Green Crescent seeks global front against addiction


The Turkish anti-addiction nonprofit Green Crescent has kicked off its Istanbul Initiative, a two-day event that brings together representatives of other nonprofit organizations fighting against addiction from other countries. Participants of the Istanbul event aim to draft a global strategy for the prevention of drug, alcohol, tobacco, gambling and technology addictions. The leaders of 21 nonprofit organizations from 15 countries are expected to attend the event. The guests include Kristina Sperkova, president of the Sweden-based temperance movement IOGT, Cristina Von Sperling Afridi, the founding president of the Pakistan-based Karim Khan Afridi Welfare Foundation, and Boro Goic from Bosnia-Herzegovina's Recovered Users Network (RUN).

A recent report by the European Monitoring Center for Drugs and Drug Addiction (EMCDDA) says drug use in Europe now encompasses a wider range of substances than in the past and notes that "polydrug" consumption is common among users, while cannabis is the most commonly used drug.
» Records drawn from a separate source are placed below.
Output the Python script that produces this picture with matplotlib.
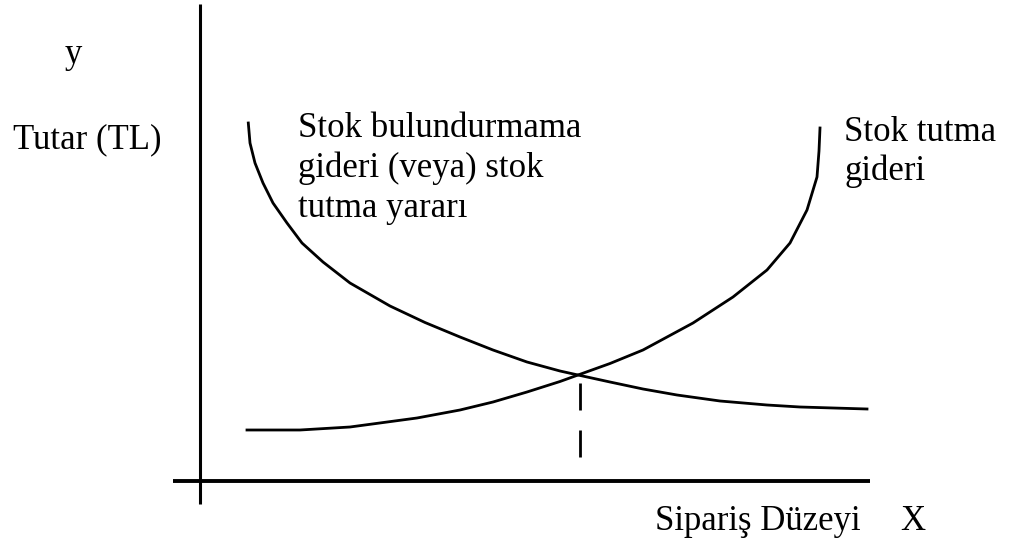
import matplotlib
matplotlib.use("Agg")
import matplotlib.pyplot as plt

plt.rcParams['font.family'] = ['Liberation Serif', 'DejaVu Serif']

# stok bulundurmama gideri (decreasing curve)
dec_x = [4.83, 5.0, 5.5, 6.3, 7.3, 8.7, 10.2, 12.3, 15.0, 19.0, 22.5, 26.0, 29.3,
         32.7, 36.0, 37.8, 41.0, 44.3, 47.7, 52.0, 56.7, 60.0, 66.7]
dec_y = [35.8, 33.8, 31.8, 29.8, 27.8, 25.8, 23.8, 21.9, 19.8, 17.5, 15.85, 14.4, 13.1,
         11.9, 11.0, 10.6, 9.9, 9.2, 8.6, 8.0, 7.6, 7.4, 7.2]

# stok tutma gideri (increasing curve)
inc_x = [4.7, 10.0, 15.0, 21.7, 26.0, 29.3, 32.7, 36.0, 37.8, 41.0, 44.3,
         49.3, 53.3, 56.7, 59.0, 60.7, 61.7, 61.9, 62.0]
inc_y = [5.1, 5.1, 5.4, 6.3, 7.1, 7.9, 8.9, 9.95, 10.6, 11.75, 13.1,
         15.8, 18.4, 21.1, 23.8, 27.1, 30.4, 33.0, 35.3]

# optimum order level, dashed marker below the crossing
opt_x = 38.0
dash_top = [9.8, 5.1]
dash_bot = [7.1, 2.4]

left_label = ["Stok bulundurmama", "gideri (veya) stok", "tutma yararı"]
right_label = ["Stok tutma", "gideri"]

fig = plt.figure(figsize=(10.11, 5.53), dpi=100)
ax = fig.add_axes([0, 0, 1, 1])
ax.set_xlim(-20.0, 81.1)
ax.set_ylim(-7.2, 48.1)
ax.axis('off')

# axes drawn by hand like the scanned figure
ax.plot([0, 0], [-2.3, 47.7], color='black', lw=2.2, solid_capstyle='butt')
ax.plot([-2.7, 67.0], [0, 0], color='black', lw=2.8, solid_capstyle='butt')

ax.plot(dec_x, dec_y, color='black', lw=2.0, solid_joinstyle='round')
ax.plot(inc_x, inc_y, color='black', lw=2.0, solid_joinstyle='round')
ax.vlines([opt_x, opt_x], dash_bot, dash_top, color='black', lw=2.0)

fs = 25
ax.text(-13.5, 41.8, "y", fontsize=fs, va='baseline')
ax.text(-18.7, 33.3, "Tutar (TL)", fontsize=fs, va='baseline')
for i, s in enumerate(left_label):
    ax.text(9.8, 34.4 - 4.0 * i, s, fontsize=fs, va='baseline')
for i, s in enumerate(right_label):
    ax.text(64.4, 34.0 - 3.9 * i, s, fontsize=fs, va='baseline')
ax.text(45.5, -4.9, "Sipariş Düzeyi", fontsize=fs, va='baseline')
ax.text(70.0, -4.9, "X", fontsize=fs, va='baseline')

fig.savefig("out.png", dpi=100, facecolor='white')
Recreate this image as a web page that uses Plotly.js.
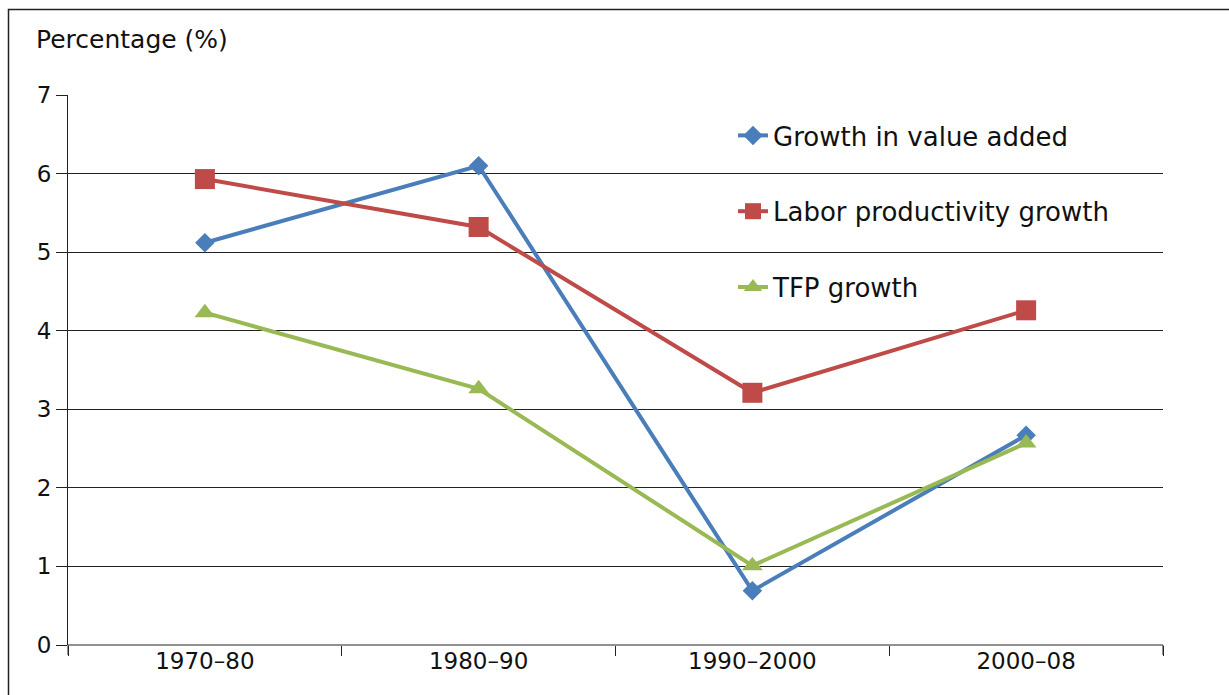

The report says an estimated 19.1 million young adults between the ages of 15 and 34 used drugs in the last year, equaling 16 percent of the age group's population, with about twice as many males (at 20 percent) as females (11 percent), reporting having done so. In Turkey, cannabis use among young adults stands at 1.8 percent according to the report, while the use of methylenedioxymethamphetamines, or MDMA, stands at 0.2 percent.

The report also says Turkey was a significant transit country for drug trafficking between Europe and the Middle East, though it acknowledged the country's strict drugs laws. Nevertheless, it also leads in drug seizures as the report points out that Turkish authorities seized more MDMA tablets, 8.6 million, and more amphetamine, 6.6 tons, than all the European Union member states combined in 2017.